--- Start SOURCE DATA ---

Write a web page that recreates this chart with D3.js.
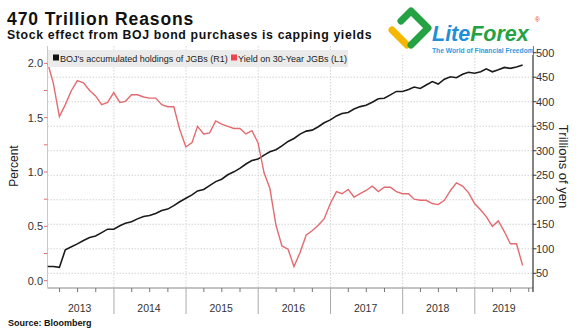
<!DOCTYPE html>
<html>
<head>
<meta charset="utf-8">
<script src="https://cdn.jsdelivr.net/npm/d3@7"></script>
<style>
  body { margin: 0; background: #fff; }
  svg { display: block; font-family: "Liberation Sans", Arial, sans-serif; }
  .grid line { stroke: #d4d4d4; stroke-dasharray: 1.5 1.5; }
  .tick-lbl { font-size: 11px; fill: #333; }
</style>
</head>
<body>
<svg id="chart"></svg>
<script>
// month-end observations, Jan 2013 .. Aug 2019
const startYear = 2013;
const yieldPct = [
  2.00, 1.82, 1.51, 1.62, 1.75, 1.84, 1.82, 1.75, 1.70, 1.62,
  1.64, 1.73, 1.64, 1.65, 1.71, 1.71, 1.69, 1.68, 1.68, 1.62,
  1.60, 1.60, 1.39, 1.23, 1.27, 1.42, 1.35, 1.36, 1.47, 1.44,
  1.42, 1.40, 1.40, 1.35, 1.38, 1.27, 0.99, 0.85, 0.51, 0.32,
  0.29, 0.13, 0.26, 0.42, 0.46, 0.51, 0.57, 0.71, 0.82, 0.80,
  0.84, 0.77, 0.80, 0.83, 0.87, 0.82, 0.86, 0.86, 0.82, 0.80,
  0.80, 0.75, 0.74, 0.74, 0.71, 0.70, 0.74, 0.83, 0.90, 0.87,
  0.81, 0.71, 0.65, 0.59, 0.50, 0.55, 0.45, 0.34, 0.34, 0.14
];
const holdings = [
  64, 64, 62, 98, 104, 110, 117, 123, 126, 133,
  140, 140, 147, 152, 155, 161, 166, 168, 172, 178,
  181, 188, 196, 203, 210, 218, 221, 229, 237, 242,
  251, 257, 264, 273, 280, 283, 291, 298, 302, 310,
  319, 325, 334, 340, 342, 349, 357, 363, 371, 376,
  378, 385, 390, 393, 399, 406, 407, 414, 421, 421,
  425, 430, 427, 434, 441, 436, 446, 451, 449, 456,
  460, 458, 461, 467, 461, 465, 470, 468, 471, 475
];
const years = [2013, 2014, 2015, 2016, 2017, 2018, 2019];
const leftTicks = [0, 0.5, 1.0, 1.5, 2.0];
const rightTicks = [50, 100, 150, 200, 250, 300, 350, 400, 450, 500];

const dates = yieldPct.map((_, i) => new Date(startYear, i + 1, 0));

const W = 581, H = 331;
const plot = { left: 47.5, right: 533, top: 46, bottom: 288 };
const redC = '#e36b6f', blackC = '#1a1a1a';

const svg = d3.select('#chart').attr('width', W).attr('height', H);

const x = d3.scaleTime()
  .domain([new Date(2013, 0, 1), new Date(2019, 0, 1)])
  .range([41.8, 474.8]);
const yL = d3.scaleLinear().domain([0, 2]).range([280.7, 63.3]);
const yR = d3.scaleLinear().domain([20, 500]).range([288, 52.7]);

// grid
const grid = svg.append('g').attr('class', 'grid');
rightTicks.filter(t => t < 500).forEach(t => {
  grid.append('line').attr('x1', plot.left).attr('x2', plot.right)
    .attr('y1', yR(t)).attr('y2', yR(t));
});
years.slice(1).forEach(yr => {
  const xx = x(new Date(yr, 0, 1));
  grid.append('line').attr('x1', xx).attr('x2', xx)
    .attr('y1', plot.top).attr('y2', plot.bottom);
});

// x axis
svg.append('line').attr('x1', plot.left).attr('x2', plot.right)
  .attr('y1', plot.bottom).attr('y2', plot.bottom).attr('stroke', '#888');
d3.timeMonth.every(3).range(new Date(2013, 3, 1), new Date(2019, 10, 1)).forEach(d => {
  const xx = x(d);
  if (xx > plot.right) return;
  const isYear = d.getMonth() === 0;
  svg.append('line').attr('x1', xx).attr('x2', xx)
    .attr('y1', plot.bottom).attr('y2', plot.bottom + (isYear ? 26 : 4))
    .attr('stroke', isYear ? '#aaa' : '#777');
});
years.forEach(yr => {
  const a = Math.max(x(new Date(yr, 0, 1)), plot.left);
  const b = Math.min(x(new Date(yr + 1, 0, 1)), 533);
  svg.append('text').attr('class', 'tick-lbl').attr('x', (a + b) / 2 - (yr === 2019 ? 0 : 1))
    .attr('y', 312).attr('text-anchor', 'middle').style('font-size', '10.5px').text(yr);
});

// left axis
svg.append('line').attr('x1', plot.left).attr('x2', plot.left)
  .attr('y1', plot.top).attr('y2', plot.bottom).attr('stroke', '#f2b8b8');
d3.range(0, 2.01, 0.25).forEach(t => {
  svg.append('line').attr('x1', plot.left - 3.5).attr('x2', plot.left)
    .attr('y1', yL(t)).attr('y2', yL(t)).attr('stroke', redC);
});
leftTicks.forEach(t => {
  svg.append('text').attr('class', 'tick-lbl').attr('x', 43).attr('y', yL(t) + 4)
    .attr('text-anchor', 'end').text(t.toFixed(1));
});
svg.append('text').attr('transform', 'translate(18,166) rotate(-90)')
  .attr('text-anchor', 'middle').style('font-size', '12px').attr('fill', '#222').text('Percent');

// right axis
svg.append('line').attr('x1', plot.right).attr('x2', plot.right)
  .attr('y1', plot.top).attr('y2', plot.bottom + 4).attr('stroke', '#333').attr('stroke-width', 1.2);
rightTicks.forEach(t => {
  svg.append('line').attr('x1', plot.right).attr('x2', plot.right + 3.5)
    .attr('y1', yR(t)).attr('y2', yR(t)).attr('stroke', '#333');
  svg.append('text').attr('class', 'tick-lbl').attr('x', 536).attr('y', yR(t) + 4).text(t);
});
svg.append('text').attr('transform', 'translate(559,166.5) rotate(90)')
  .attr('text-anchor', 'middle').style('font-size', '13px').attr('fill', '#222').text('Trillions of yen');

// lines
const lineR = d3.line().x((d, i) => x(dates[i])).y(d => yR(d));
const lineL = d3.line().x((d, i) => x(dates[i])).y(d => yL(d));
svg.append('path').datum(holdings).attr('d', lineR)
  .attr('fill', 'none').attr('stroke', blackC).attr('stroke-width', 1.6);
svg.append('path').datum(yieldPct).attr('d', lineL)
  .attr('fill', 'none').attr('stroke', redC).attr('stroke-width', 1.4);

// legend
const lg = svg.append('g');
lg.append('rect').attr('x', 48).attr('y', 50).attr('width', 300).attr('height', 17).attr('fill', '#ebebeb');
lg.append('rect').attr('x', 53).attr('y', 54.5).attr('width', 6).attr('height', 6).attr('fill', '#111');
lg.append('text').attr('x', 60).attr('y', 62).style('font-size', '9px').attr('fill', '#222')
  .text("BOJ's accumulated holdings of JGBs (R1)");
lg.append('rect').attr('x', 231).attr('y', 54.5).attr('width', 6).attr('height', 6).attr('fill', '#ee4452');
lg.append('text').attr('x', 238).attr('y', 62).style('font-size', '9px').attr('fill', '#222')
  .text('Yield on 30-Year JGBs (L1)');

// titles
svg.append('text').attr('x', 7).attr('y', 24.5).style('font-size', '17.5px').style('font-weight', 'bold')
  .style('letter-spacing', '0.9px').attr('fill', '#111').text('470 Trillion Reasons');
svg.append('text').attr('x', 7).attr('y', 39).style('font-size', '12.3px').style('font-weight', 'bold')
  .style('letter-spacing', '0.65px').attr('fill', '#111').text('Stock effect from BOJ bond purchases is capping yields');
svg.append('text').attr('x', 8).attr('y', 326).style('font-size', '9px').style('font-weight', 'bold')
  .attr('fill', '#111').text('Source: Bloomberg');

// watermark logo
const logo = svg.append('g');
logo.append('rect').attr('x', 386).attr('y', 5).attr('width', 147).attr('height', 50).attr('fill', '#fff').attr('opacity', 0.9);
logo.append('path').attr('d', 'M392,30 L407,45').attr('stroke', '#f5b800').attr('stroke-width', 7)
  .attr('stroke-linecap', 'round').attr('fill', 'none');
logo.append('path').attr('d', 'M401,21 L411,11 L428,28 L411,45').attr('stroke', '#25a244').attr('stroke-width', 7)
  .attr('stroke-linejoin', 'round').attr('stroke-linecap', 'round').attr('fill', 'none');
const lt = logo.append('text').attr('x', 432).attr('y', 41).style('font-size', '21.5px')
  .style('font-weight', 'bold').style('font-style', 'italic');
lt.append('tspan').attr('fill', '#1f8fd8').text('Lite');
lt.append('tspan').attr('fill', '#25a244').text('Forex');
logo.append('text').attr('x', 535).attr('y', 22).style('font-size', '6.5px').attr('fill', '#e33').text('®');
logo.append('text').attr('x', 432).attr('y', 52.5).style('font-size', '6.7px').style('font-weight', 'bold')
  .attr('fill', '#2b9be0').text('The World of Financial Freedom');
</script>
</body>
</html>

--- End SOURCE DATA ---

Find the lines above that contain the word "chart" and collect them.

Write a web page that recreates this chart with D3.js.
<svg id="chart"></svg>
const svg = d3.select('#chart').attr('width', W).attr('height', H);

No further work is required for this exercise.